Caitlin Rivers, PhD
“A national strategy isn’t about the packet of papers. It’s about setting a vision for where we want to be in three, six, twelve months and laying out how we’re going to get there. That’s how we set up public health — and the economy — for success.”
Caitlin Rivers, Ph.D., is an infectious disease epidemiologist, Senior Scholar at the Johns Hopkins Center for Health Security (JHCHS), and Assistant Professor in the Department of Environmental Health and Engineering at the Johns Hopkins Bloomberg School of Public Health (JHSPH). Her research focuses on improving public health preparedness and response, particularly by improving capabilities for “outbreak science” and infectious disease modeling to support public health decision making.
Prior to joining Johns Hopkins, Dr. Rivers worked as a civilian epidemiologist for the U.S. Army. She served as acting Branch Chief in the Disease Epidemiology Division, Chief Epidemiologist of the Health of the Force surveillance report product line, and manager of the Acute Respiratory Surveillance Program, which has run continuously for 50 years. As a Department of Defense Science, Mathematics, and Research Transformation (SMART) Scholar, she served as the senior epidemiologist on several outbreak investigations, including with the Special Operations community.
Dr. Rivers additionally participated in a National Science and Technology Council interagency working group aimed at bringing pandemic prediction and forecasting in capabilities into the federal government. She has been honored with the Department of the Army Achievement Medal for Civilian Service, JHCHS Emerging Leaders in Biosecurity Fellowship, and JHSPH Faculty Award for Excellence in U.S. Public Health Practice.

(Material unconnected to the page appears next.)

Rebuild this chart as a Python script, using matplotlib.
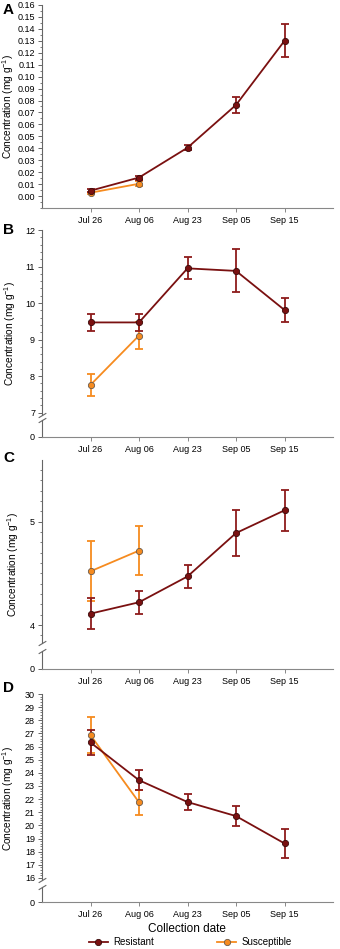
import matplotlib
matplotlib.use("Agg")
import matplotlib.pyplot as plt
from matplotlib.ticker import MultipleLocator, FormatStrFormatter
from matplotlib.lines import Line2D

plt.rcParams["font.family"] = ["Liberation Sans", "DejaVu Sans"]
plt.rcParams["mathtext.default"] = "regular"

dates = ["Jul 26", "Aug 06", "Aug 23", "Sep 05", "Sep 15"]

# panel A
a_res = [0.0045, 0.0155, 0.0405, 0.0763, 0.1300]
a_res_err = [0.0010, 0.0017, 0.0020, 0.0066, 0.0137]
a_sus = [0.0028, 0.0103]
a_sus_err = [0.0010, 0.0020]

# panel B
b_res = [9.47, 9.47, 10.95, 10.88, 9.81]
b_res_err = [0.24, 0.23, 0.30, 0.59, 0.33]
b_sus = [7.76, 9.11]
b_sus_err = [0.30, 0.36]

# panel C
c_res = [4.11, 4.22, 4.47, 4.89, 5.11]
c_res_err = [0.15, 0.11, 0.11, 0.22, 0.20]
c_sus = [4.52, 4.72]
c_sus_err = [0.29, 0.235]

# panel D
d_res = [26.31, 23.44, 21.78, 20.71, 18.63]
d_res_err = [0.97, 0.74, 0.64, 0.78, 1.08]
d_sus = [26.87, 21.76]
d_sus_err = [1.36, 0.93]

RES_LINE = "#7a1010"
RES_ERR = "#8e1b1b"
SUS_LINE = "#f68b1f"
SPINE = "#666666"

W, H = 340.0, 949.0
fig = plt.figure(figsize=(W / 100, H / 100), dpi=100)


def box(left, top, right, bottom):
    return fig.add_axes([left / W, 1 - bottom / H, (right - left) / W, (bottom - top) / H])


def style(ax, show_x):
    for s in ["top", "right"]:
        ax.spines[s].set_visible(False)
    ax.spines["left"].set_color(SPINE)
    ax.spines["bottom"].set_color("#888888")
    ax.spines["left"].set_linewidth(0.8)
    ax.spines["bottom"].set_linewidth(0.8)
    ax.tick_params(axis="y", which="major", length=3, width=0.7, color=SPINE,
                   labelsize=6.5, pad=2)
    ax.tick_params(axis="y", which="minor", length=1.8, width=0.6, color=SPINE)
    ax.tick_params(axis="x", length=3, width=0.7, color="#888888", labelsize=6.5, pad=3)
    ax.set_xlim(0, 6)
    ax.set_xticks(range(1, 6))
    if show_x:
        ax.set_xticklabels(dates)
    else:
        ax.spines["bottom"].set_visible(False)
        ax.tick_params(axis="x", bottom=False, labelbottom=False)


def draw(ax, res, res_err, sus, sus_err):
    x = list(range(1, 6))
    ax.errorbar(x, res, yerr=res_err, fmt="none", ecolor=RES_ERR, elinewidth=1.3,
                capsize=3, capthick=1.3, zorder=3)
    ax.errorbar(x[:len(sus)], sus, yerr=sus_err, fmt="none", ecolor=SUS_LINE,
                elinewidth=1.3, capsize=3, capthick=1.3, zorder=2)
    ax.plot(x[:len(sus)], sus, color=SUS_LINE, lw=1.3, marker="o", ms=4.5,
            mfc=SUS_LINE, mec="#6b5a4a", mew=0.6, zorder=4)
    ax.plot(x, res, color=RES_LINE, lw=1.3, marker="o", ms=4.5,
            mfc=RES_LINE, mec="#3a0a0a", mew=0.6, zorder=5)


def stub(top, bottom):
    ax = box(42, top, 333, bottom)
    style(ax, True)
    ax.set_ylim(0, 1)
    ax.set_yticks([0])
    ax.patch.set_visible(False)
    return ax


def breaks(ax_main, ax_stub):
    kw = dict(marker=[(-1, -0.6), (1, 0.6)], markersize=5.5, linestyle="none",
              color=SPINE, mec=SPINE, mew=0.8, clip_on=False)
    ax_main.plot([0], [0], transform=ax_main.transAxes, **kw)
    ax_stub.plot([0], [1], transform=ax_stub.transAxes, **kw)


def ylabel(ycenter_px, x_px):
    fig.text(x_px / W, 1 - ycenter_px / H, "Concentration (mg g$^{-1}$)",
             rotation=90, ha="center", va="center", fontsize=7.3)


def letter(txt, x_px, y_px):
    fig.text(x_px / W, 1 - y_px / H, txt, fontsize=11, fontweight="bold",
             ha="left", va="center")


# A
axA = box(42, 5, 333, 208)
style(axA, True)
draw(axA, a_res, a_res_err, a_sus, a_sus_err)
axA.set_ylim(-0.01, 0.16)
axA.set_yticks([i / 100 for i in range(0, 17)])
axA.yaxis.set_major_formatter(FormatStrFormatter("%.2f"))
axA.yaxis.set_minor_locator(MultipleLocator(0.005))
ylabel(106, 8)
letter("A", 3, 10)

# B
axB = box(42, 230, 333, 415)
style(axB, False)
draw(axB, b_res, b_res_err, b_sus, b_sus_err)
axB.set_ylim(12 - 185 / 36.53, 12)
axB.set_yticks([7, 8, 9, 10, 11, 12])
axB.yaxis.set_minor_locator(MultipleLocator(0.2))
axB2 = stub(420, 437)
breaks(axB, axB2)
ylabel(333, 10)
letter("B", 3, 230)

# C
axC = box(42, 460, 333, 643)
style(axC, False)
draw(axC, c_res, c_res_err, c_sus, c_sus_err)
axC.set_ylim(4 - 18 / 103.3, 5 + 61.7 / 103.3)
axC.set_yticks([4, 5])
axC.yaxis.set_minor_locator(MultipleLocator(0.1))
axC2 = stub(651, 669)
breaks(axC, axC2)
ylabel(564, 13)
letter("C", 3, 458)

# D
axD = box(42, 694, 333, 880)
style(axD, False)
draw(axD, d_res, d_res_err, d_sus, d_sus_err)
axD.set_ylim(16 - 2 / 13.09, 30)
axD.set_yticks(range(16, 31))
axD.yaxis.set_minor_locator(MultipleLocator(0.2))
axD2 = stub(887, 902)
breaks(axD, axD2)
ylabel(798, 8)
letter("D", 3, 688)

fig.text(187 / W, 1 - 929 / H, "Collection date", ha="center", va="center", fontsize=8.5)

handles = [
    Line2D([], [], color=RES_LINE, lw=1.3, marker="o", ms=4.5, mfc=RES_LINE, mec="#3a0a0a", mew=0.6),
    Line2D([], [], color=SUS_LINE, lw=1.3, marker="o", ms=4.5, mfc=SUS_LINE, mec="#6b5a4a", mew=0.6),
]
fig.legend(handles, ["Resistant", "Susceptible"], loc="center", ncol=2,
           bbox_to_anchor=(190 / W, 1 - 942 / H), frameon=False, fontsize=7,
           handlelength=2.0, handletextpad=0.5, columnspacing=6.5,
           borderpad=0, borderaxespad=0)

fig.savefig("out.png", dpi=100)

Dr. Rivers received her B.A. in anthropology from the University of New Hampshire and her M.P.H. in infectious diseases and Ph.D. in genetics, bioinformatics and computational biology from Virginia Tech, where she focused on computational epidemiology, particularly modeling emerging infectious diseases to support public health decision making. Her research concentrated on data related to outbreaks of avian influenza, MERS, and Ebola.